Peaking: Detects the edges of highest contrast in an image (and therefore in focus) and highlights them in colour (as seen in the last image above).
The peaking aid on the monitor is fantastic for manual focusing and you can easily see when you are in focus on the large screen. With plenty of manual focus practise your film clips which have movement in them will be sharp, from what I gather many focus pullers rely almost entirely on monitors nowadays.
The handy thing about this equipment setup is that by using an adjustable hot shoe extension rail it can be used pointing straight down the lens or across the camera body.
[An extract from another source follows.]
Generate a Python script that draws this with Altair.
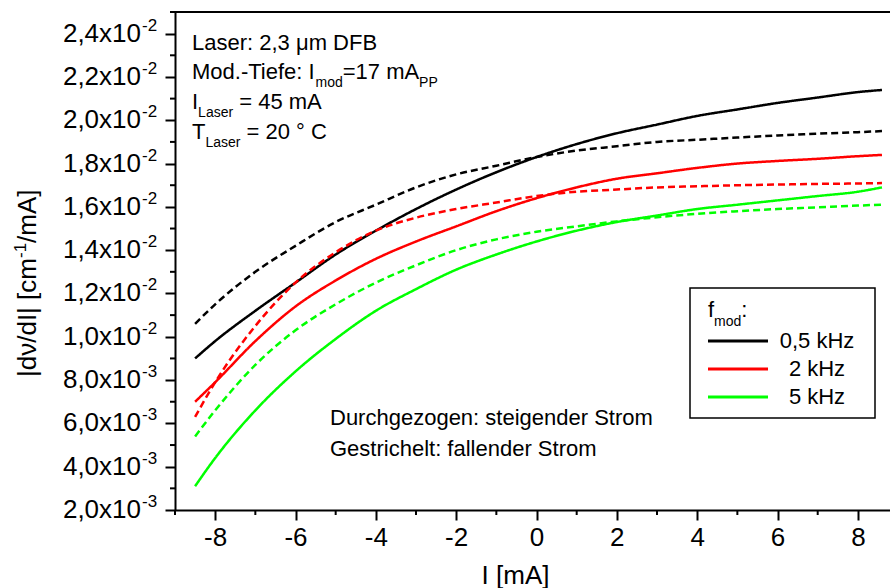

The different components can easily be added or taken off and different setups can be used for different occasions.
The setup in the images I am showing above is what I use in general film making whilst using a tripod and fluid video head – for editorial work the microphone for one-to-one interviews can be changed using the reporters shotgun microphone that plugs straight into the camera or by using a wireless lapel microphone like the RØDELink filmmaker kit.
1) 20cm (8”) Cold Shoe Extension Rail by Neewer £16.00 found on Amazon.
2) Led Midi Light Panel – Model ML360 by Manfrotto Led Lights £69.00. Newer models now available.
3) Shotgun Microphone – Model VideoMic Pro by RØDE £170.00.
Total cost £414.00
Optional: Even though the microphone & monitor come with their own cold shoe mount I have placed them on a Manfrotto Micro Ball Head Hotshoe Mount – Model 492LCD £48.00 each. This enables the monitor to be viewed in any direction and for the microphone to be raised above the light panel … when doing this for the microphone you will need a 1/4″ Female To 3/8″ Male Adaptor that can be found anywhere or by Manfrotto – model MN-088LBP £8.00.
Neutral Density Filter on a DSLR for filming
On a bright day to maintain a chosen wide aperture and film speed the only way of doing this is by using a Neutral Density Filter (ND). With these filters you pay for what you get and a very good filter like the Singh-Ray Variable ND Filter costs around £240.00
What is the affordable Video alternative?
Many news photographers and photojournalists are using a Canon XA25 Professional HD Camcorder which retails at around £1,350.00 – without the accessories such as a shotgun microphone, led light and a large monitor. On the plus side these camcorders are small and weigh just (camera only) 770g, they have built in auto-focus, ND Filter, Zebra, Peaking and 2 audio XLR inputs.
You cannot get the film look with a shallow depth of field using this camcorder but like everything else in photography it is a trade off.